It is human nature to always have hope but when it comes to Anorexia Nervosa, it may seem that there is no hope, especially when your loved one is starving themselves to death right before your very eyes. There is a chance that anorexia recovery is possible, although all too often, there are times when the patient has gone beyond the point of any help at all and it is simply too late to do anything. If the patient has realized that they need help and are willing to acknowledge that fact, the rehabilitation process may begin.
Anorexia intervention is vitally important before the disorder reaches its irreversible final stages. Mid to late stage, but not terminal stage, anorexics have one essential hurdle to cross and that is themselves. After years of self-starvation and brutally excessive exercise, patients have buried themselves deeply in denial that they have the disorder or, if they admit that they do, that somehow they will not die because of it. What has happened to other anorexics will not happen to them.
This is the most frustrating and challenging time for treatment professionals and family members; no amount of incontrovertible medical proof will convince them that they are not starving themselves to death. Neither do they believe what the mirror shows them about their bodies. No amount of begging, chastising or even praying will make an anorexic believe what everyone else knows to be true.
Breaking a dependency is difficult. The mental process as to how such a decision is reached by the sufferer of anorexia is still a mystery. No other person can make the patient see that anorexia is a problem, because in the patient’s mind, he or she does not have a problem. There comes a point when, for some unknown reason, the anorexic finally sees that he or she has to take control of their life back. Do not ask anorexics to put into words why they finally woke up, as they probably would not be able to explain it. It is enough for the patient to know that change has to happen.
When a physician or a mental health professional recognizes that the anorexic has at last overcome denial, they act very swiftly to save the patient’s life before he/she reconsiders! Intensive hospitalization in a specialized eating disorders unit is the only way to treat anorexia. Despite their protests that they can do it on my own, the fact is they cannot, and will quickly fall back into old starvation habits.
A ninety-day stay in the hospital allows the patient to slowly returned to nutritional eating that’s rigorously supervised by hospital staff who literally watch everything the patient eats and drinks. No excuse for not eating is tolerated! The patient is weighed daily, and if necessary, fed via IV tubes until they can tolerate solid food. Stretching and walking in the unit is encouraged, but vigorous exercise is not. Patients are watched carefully after meals in case they run into the bathroom to vomit.
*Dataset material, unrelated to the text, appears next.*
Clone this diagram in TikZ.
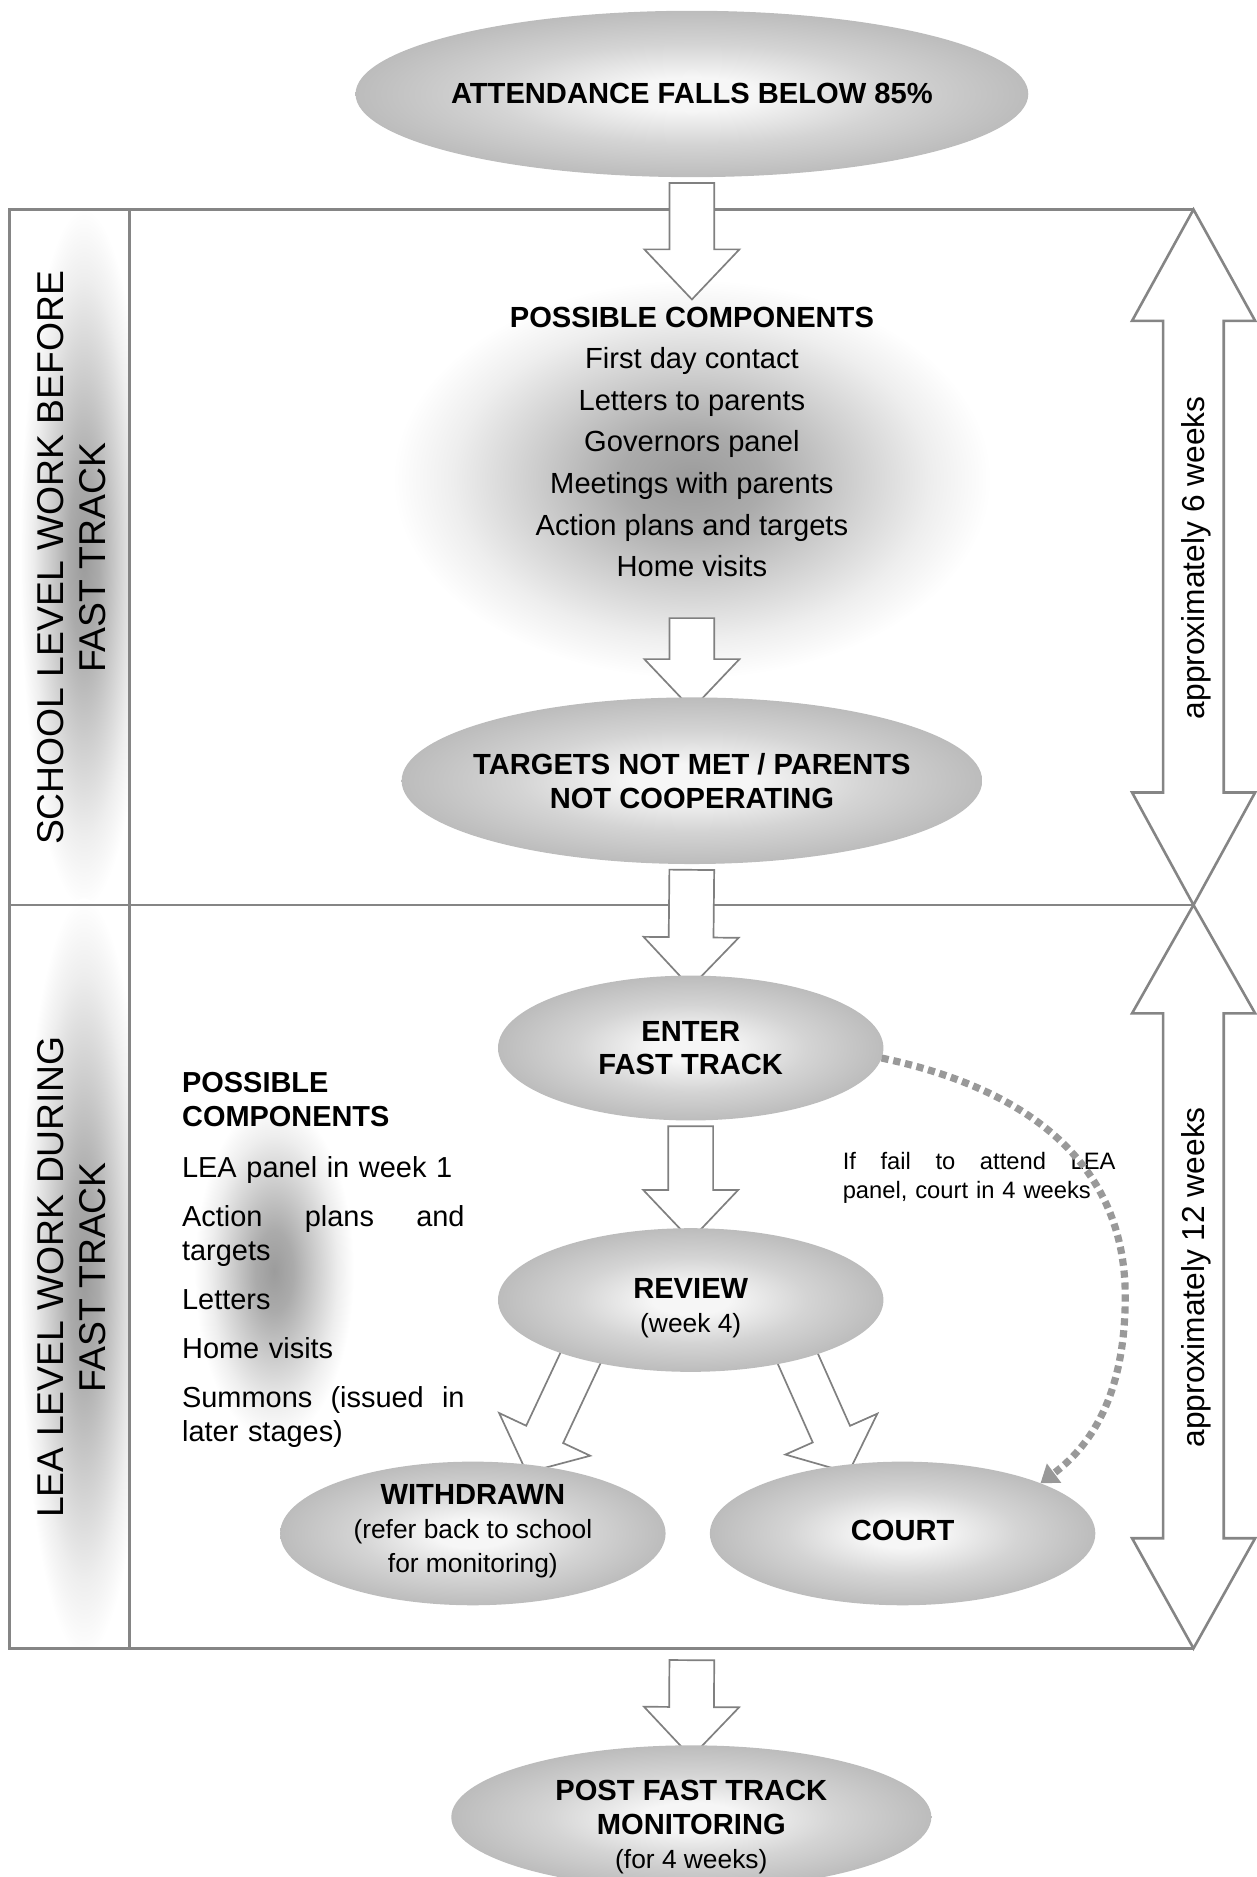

These close restrictions are loosened after the patient has returned to voluntary nutritious eating and can be trusted in the next phase of their recovery which involves intensive, daily individual and group therapy – even family therapy. Through therapy, the patient attempts to understand why they developed anorexia and how they can maintain recovery. These are very delicate issues that involve self-esteem, body image, and peer pressure, even past childhood trauma of abuse and/or neglect. Co-existing conditions such as depression are treated with medication. Imagine: if these painful issues were discussed by the anorexic as an out-patient, he/she would have little or no 24/7 support system and would likely relapse back into self-starvation. In a secure hospital environment, patients have constant mental health care in case of a crisis.
Does Treatment Work
Eating disorder patients often live as chemically dependent patients in recovery do; one day at a time, ever-vigilant for relapse triggers, reminding themselves that recovery programs “work if you work them.” There is no magic in recovery and relapse prevention, only hard, constant work to keep you alive.